%%

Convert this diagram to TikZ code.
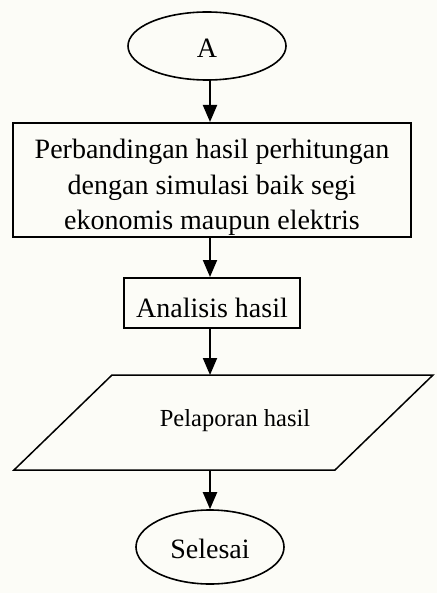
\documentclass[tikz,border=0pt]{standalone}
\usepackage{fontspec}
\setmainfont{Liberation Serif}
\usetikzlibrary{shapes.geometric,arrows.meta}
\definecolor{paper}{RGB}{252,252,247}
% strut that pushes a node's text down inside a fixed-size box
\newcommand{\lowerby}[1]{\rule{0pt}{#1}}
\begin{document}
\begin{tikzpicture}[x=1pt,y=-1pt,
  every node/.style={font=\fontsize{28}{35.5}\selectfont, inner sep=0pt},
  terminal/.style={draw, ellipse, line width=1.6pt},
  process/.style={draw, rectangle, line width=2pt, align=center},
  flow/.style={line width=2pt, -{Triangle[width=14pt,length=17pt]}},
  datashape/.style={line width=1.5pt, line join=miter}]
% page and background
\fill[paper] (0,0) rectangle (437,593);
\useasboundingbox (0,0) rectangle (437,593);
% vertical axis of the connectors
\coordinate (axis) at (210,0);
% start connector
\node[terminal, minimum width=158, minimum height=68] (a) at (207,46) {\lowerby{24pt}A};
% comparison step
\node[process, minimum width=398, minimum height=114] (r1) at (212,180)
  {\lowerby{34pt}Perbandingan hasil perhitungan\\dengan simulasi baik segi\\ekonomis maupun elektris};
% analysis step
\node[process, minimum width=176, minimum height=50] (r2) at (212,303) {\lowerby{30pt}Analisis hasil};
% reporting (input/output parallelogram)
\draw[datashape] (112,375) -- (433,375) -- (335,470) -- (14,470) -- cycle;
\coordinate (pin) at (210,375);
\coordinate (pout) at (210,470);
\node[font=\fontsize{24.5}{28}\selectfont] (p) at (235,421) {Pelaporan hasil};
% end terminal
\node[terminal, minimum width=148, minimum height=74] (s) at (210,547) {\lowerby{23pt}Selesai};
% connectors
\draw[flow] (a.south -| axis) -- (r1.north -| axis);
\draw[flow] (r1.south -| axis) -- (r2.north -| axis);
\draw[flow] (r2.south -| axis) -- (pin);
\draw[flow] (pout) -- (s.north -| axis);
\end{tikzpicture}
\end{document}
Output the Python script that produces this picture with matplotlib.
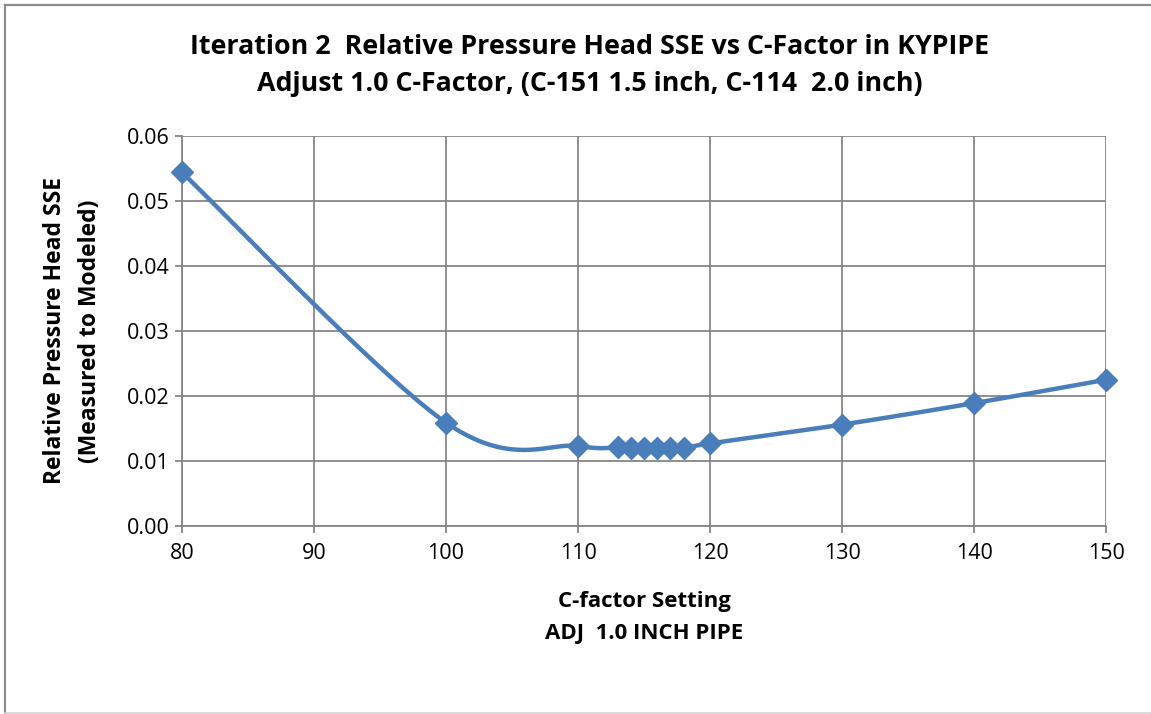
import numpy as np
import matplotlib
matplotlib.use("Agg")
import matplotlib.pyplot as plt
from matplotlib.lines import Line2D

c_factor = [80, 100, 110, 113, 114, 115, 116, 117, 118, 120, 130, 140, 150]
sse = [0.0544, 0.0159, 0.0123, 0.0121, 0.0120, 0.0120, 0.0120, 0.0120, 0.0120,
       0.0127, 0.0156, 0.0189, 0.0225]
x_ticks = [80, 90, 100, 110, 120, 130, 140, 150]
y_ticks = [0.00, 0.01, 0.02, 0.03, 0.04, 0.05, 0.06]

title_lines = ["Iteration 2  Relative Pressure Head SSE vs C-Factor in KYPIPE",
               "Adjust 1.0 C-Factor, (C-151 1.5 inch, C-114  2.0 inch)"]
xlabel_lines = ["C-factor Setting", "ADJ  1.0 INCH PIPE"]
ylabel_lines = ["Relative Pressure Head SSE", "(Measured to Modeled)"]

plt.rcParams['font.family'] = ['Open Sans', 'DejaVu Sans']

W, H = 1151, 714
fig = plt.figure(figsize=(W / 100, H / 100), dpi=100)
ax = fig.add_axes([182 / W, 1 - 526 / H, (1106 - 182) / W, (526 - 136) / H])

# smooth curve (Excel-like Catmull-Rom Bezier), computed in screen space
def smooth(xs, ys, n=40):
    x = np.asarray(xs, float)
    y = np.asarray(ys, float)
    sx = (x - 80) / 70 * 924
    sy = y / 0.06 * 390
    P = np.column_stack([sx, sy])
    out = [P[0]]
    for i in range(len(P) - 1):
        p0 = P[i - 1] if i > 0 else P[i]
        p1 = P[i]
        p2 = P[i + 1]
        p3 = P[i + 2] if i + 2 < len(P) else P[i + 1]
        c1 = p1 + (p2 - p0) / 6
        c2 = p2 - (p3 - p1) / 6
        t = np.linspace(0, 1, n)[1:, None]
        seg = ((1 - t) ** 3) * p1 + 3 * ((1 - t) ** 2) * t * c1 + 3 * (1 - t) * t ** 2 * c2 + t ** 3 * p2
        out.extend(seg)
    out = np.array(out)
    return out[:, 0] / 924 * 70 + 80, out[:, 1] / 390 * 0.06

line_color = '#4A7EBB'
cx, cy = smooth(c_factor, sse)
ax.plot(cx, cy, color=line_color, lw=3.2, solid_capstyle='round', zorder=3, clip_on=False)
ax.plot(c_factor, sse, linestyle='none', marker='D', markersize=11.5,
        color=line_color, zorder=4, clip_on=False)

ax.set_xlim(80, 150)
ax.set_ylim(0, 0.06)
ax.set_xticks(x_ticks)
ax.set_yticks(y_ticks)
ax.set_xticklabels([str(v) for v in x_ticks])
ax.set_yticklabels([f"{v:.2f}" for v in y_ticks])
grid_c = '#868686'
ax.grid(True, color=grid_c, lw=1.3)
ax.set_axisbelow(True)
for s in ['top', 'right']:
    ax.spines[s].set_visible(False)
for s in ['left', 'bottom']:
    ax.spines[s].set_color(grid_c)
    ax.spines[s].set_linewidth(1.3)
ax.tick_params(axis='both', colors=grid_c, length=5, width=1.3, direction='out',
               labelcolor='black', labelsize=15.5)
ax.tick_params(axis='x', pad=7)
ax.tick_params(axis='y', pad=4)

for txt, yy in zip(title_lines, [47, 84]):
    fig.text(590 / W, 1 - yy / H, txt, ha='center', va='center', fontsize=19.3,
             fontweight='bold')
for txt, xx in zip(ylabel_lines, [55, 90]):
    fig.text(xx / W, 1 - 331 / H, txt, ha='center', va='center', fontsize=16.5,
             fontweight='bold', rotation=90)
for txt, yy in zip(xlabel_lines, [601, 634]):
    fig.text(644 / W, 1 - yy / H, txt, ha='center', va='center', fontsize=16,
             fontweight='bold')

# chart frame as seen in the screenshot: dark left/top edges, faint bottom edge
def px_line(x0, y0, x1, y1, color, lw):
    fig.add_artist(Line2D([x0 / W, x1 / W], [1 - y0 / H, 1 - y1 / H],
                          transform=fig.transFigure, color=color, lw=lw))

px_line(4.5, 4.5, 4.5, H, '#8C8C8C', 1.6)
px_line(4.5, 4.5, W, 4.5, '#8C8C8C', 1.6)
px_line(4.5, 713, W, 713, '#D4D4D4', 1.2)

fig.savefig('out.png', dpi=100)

%%

INSTRUCTIONS TO FOLLOW —
Make a list of all lines in the data that contain "this".

WORKED ANSWER —
Convert this diagram to TikZ code.
Output the Python script that produces this picture with matplotlib.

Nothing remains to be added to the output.